**WHAT THE EXERCISE ASKS:**
Skipping all pictures, set down the lines of the listing from the first through the one with "import plotly.graph_objects as go".

**SOURCE DATA:**
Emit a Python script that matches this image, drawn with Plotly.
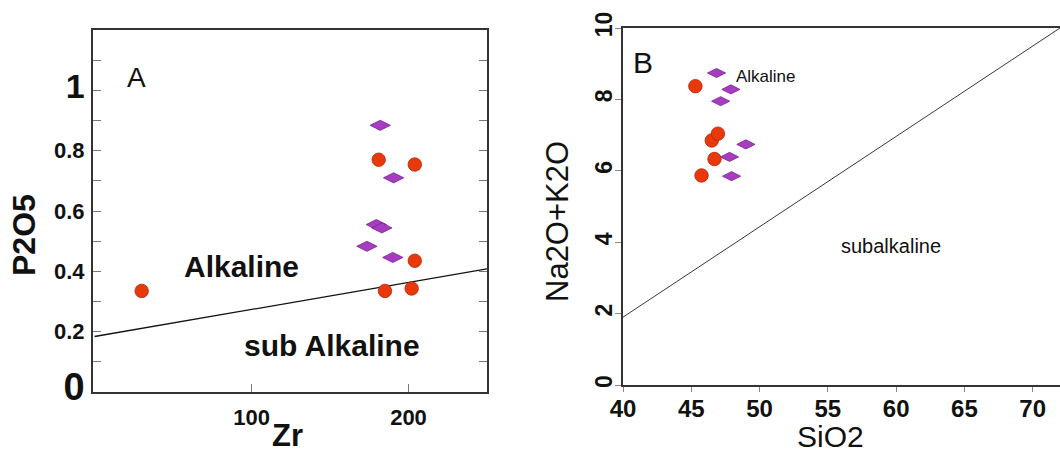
import plotly.graph_objects as go

# ---- Panel A data (Zr vs P2O5) ----
a_circle_zr = [30, 181, 204, 204, 185, 202]
a_circle_p2o5 = [0.335, 0.77, 0.754, 0.435, 0.335, 0.343]
a_diamond_zr = [182, 190.5, 179.5, 183, 173.5, 190]
a_diamond_p2o5 = [0.884, 0.71, 0.555, 0.544, 0.483, 0.446]
a_line_zr = [0, 250]
a_line_p2o5 = [0.184, 0.408]
a_yticks = [0, 0.1, 0.2, 0.3, 0.4, 0.5, 0.6, 0.7, 0.8, 0.9, 1.0, 1.1]
a_yticktext = ["<span style='font-size:38px'>0</span>", "", "0.2", "", "0.4", "", "0.6", "", "0.8", "",
               "<span style='font-size:34px'>1</span>", ""]
a_xticks = [100, 200]
a_xticktext = ["100", "200"]

# ---- Panel B data (SiO2 vs Na2O+K2O) ----
b_circle_sio2 = [45.3, 46.5, 46.95, 46.7, 45.75]
b_circle_alk = [8.37, 6.85, 7.04, 6.33, 5.87]
b_diamond_sio2 = [46.85, 47.9, 47.15, 49.0, 47.8, 47.95]
b_diamond_alk = [8.74, 8.28, 7.95, 6.74, 6.39, 5.85]
b_line_sio2 = [40, 72]
b_line_alk = [1.9, 10]
b_xticks = [40, 45, 50, 55, 60, 65, 70]
b_yticks = [0, 2, 4, 6, 8, 10]

RED = "#e8380c"
RED_EDGE = "#b0280a"
PURPLE = "#a63cc0"
PURPLE_EDGE = "#7a2490"
FONT = "Liberation Sans, Arial, sans-serif"
INK = "#111111"

fig = go.Figure()

# Panel A
fig.add_trace(go.Scatter(x=a_line_zr, y=a_line_p2o5, mode="lines",
                         line=dict(color=INK, width=1.3), xaxis="x", yaxis="y",
                         showlegend=False, hoverinfo="skip"))
fig.add_trace(go.Scatter(x=a_diamond_zr, y=a_diamond_p2o5, mode="markers",
                         marker=dict(symbol="diamond-wide", size=14.5, color=PURPLE,
                                     line=dict(color=PURPLE_EDGE, width=0.8)),
                         xaxis="x", yaxis="y", showlegend=False))
fig.add_trace(go.Scatter(x=a_circle_zr, y=a_circle_p2o5, mode="markers",
                         marker=dict(symbol="circle", size=13.5, color=RED,
                                     line=dict(color=RED_EDGE, width=0.8)),
                         xaxis="x", yaxis="y", showlegend=False))

# Panel B
fig.add_trace(go.Scatter(x=b_line_sio2, y=b_line_alk, mode="lines",
                         line=dict(color="#222222", width=0.9), xaxis="x2", yaxis="y2",
                         showlegend=False, hoverinfo="skip"))
fig.add_trace(go.Scatter(x=b_diamond_sio2, y=b_diamond_alk, mode="markers",
                         marker=dict(symbol="diamond-wide", size=13, color=PURPLE,
                                     line=dict(color=PURPLE_EDGE, width=0.8)),
                         xaxis="x2", yaxis="y2", showlegend=False))
fig.add_trace(go.Scatter(x=b_circle_sio2, y=b_circle_alk, mode="markers",
                         marker=dict(symbol="circle", size=13.5, color=RED,
                                     line=dict(color=RED_EDGE, width=0.8)),
                         xaxis="x2", yaxis="y2", showlegend=False))

W, H = 1060, 455


def paper_text(text, px, py, size, bold=False, angle=0):
    return dict(text=text, x=px / W, y=1 - py / H, xref="paper", yref="paper",
                xanchor="center", yanchor="middle", showarrow=False, textangle=angle,
                font=dict(size=size, family=FONT, color=INK,
                          weight="bold" if bold else "normal"))


fig.update_layout(
    width=W, height=H,
    margin=dict(l=0, r=0, t=0, b=0, autoexpand=False),
    paper_bgcolor="white", plot_bgcolor="white",
    font=dict(family=FONT, color=INK),
    xaxis=dict(
        domain=[93 / W, 487 / W], range=[-1, 250], anchor="y", automargin=False,
        tickvals=a_xticks, ticktext=a_xticktext,
        ticks="inside", ticklen=8, tickcolor="#777777", tickwidth=1,
        tickfont=dict(size=22, weight="bold", family=FONT, color=INK),
        ticklabelstandoff=5,
        showline=True, linecolor="#333333", linewidth=2, mirror=True,
        showgrid=False, zeroline=False,
    ),
    yaxis=dict(
        domain=[1 - 392 / H, 1 - 30 / H], range=[0, 1.2], anchor="x", automargin=False,
        tickvals=a_yticks, ticktext=a_yticktext,
        ticks="inside", ticklen=8, tickcolor="#777777", tickwidth=1,
        tickfont=dict(size=22, weight="bold", family=FONT, color=INK),
        ticklabelstandoff=2,
        showline=True, linecolor="#333333", linewidth=2, mirror="ticks",
        showgrid=False, zeroline=False,
    ),
    xaxis2=dict(
        domain=[623 / W, 1.0], range=[40, 72], anchor="y2", automargin=False,
        tickvals=b_xticks,
        ticks="outside", ticklen=5, tickcolor="#888888", tickwidth=1,
        tickfont=dict(size=24, weight="bold", family=FONT, color=INK),
        ticklabelstandoff=-4,
        showline=True, linecolor="#333333", linewidth=1.8, mirror=True,
        showgrid=False, zeroline=False,
    ),
    yaxis2=dict(
        domain=[1 - 385 / H, 1 - 28 / H], range=[0, 10], anchor="x2", automargin=False,
        tickvals=b_yticks, tickangle=-90,
        ticks="outside", ticklen=6, tickcolor="#888888", tickwidth=1,
        tickfont=dict(size=23, weight="bold", family=FONT, color=INK),
        ticklabelstandoff=-6,
        showline=True, linecolor="#333333", linewidth=1.8, mirror=False,
        showgrid=False, zeroline=False,
    ),
    annotations=[
        # axis titles
        paper_text("Zr", 287, 435, 31, bold=True),
        paper_text("P2O5", 24, 235, 32, bold=True, angle=-90),
        paper_text("SiO2", 830, 436, 30),
        paper_text("Na2O+K2O", 557, 222, 31, angle=-90),
        # panel letters
        paper_text("A", 136, 77, 28),
        paper_text("B", 643, 63, 30),
        # field labels
        dict(text="Alkaline", x=56, y=0.415, xref="x", yref="y", xanchor="left",
             showarrow=False, font=dict(size=30, weight="bold", family=FONT, color=INK)),
        dict(text="sub Alkaline", x=94, y=0.155, xref="x", yref="y", xanchor="left",
             showarrow=False, font=dict(size=30, weight="bold", family=FONT, color=INK)),
        dict(text="Alkaline", x=48.1, y=8.65, xref="x2", yref="y2", xanchor="left",
             showarrow=False, font=dict(size=17, family=FONT, color=INK)),
        dict(text="subalkaline", x=55.85, y=3.9, xref="x2", yref="y2", xanchor="left",
             showarrow=False, font=dict(size=20, family=FONT, color=INK)),
    ],
)

fig.write_html("out.html")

**PROBLEM SOLUTION:**
Emit a Python script that matches this image, drawn with Plotly.
import plotly.graph_objects as go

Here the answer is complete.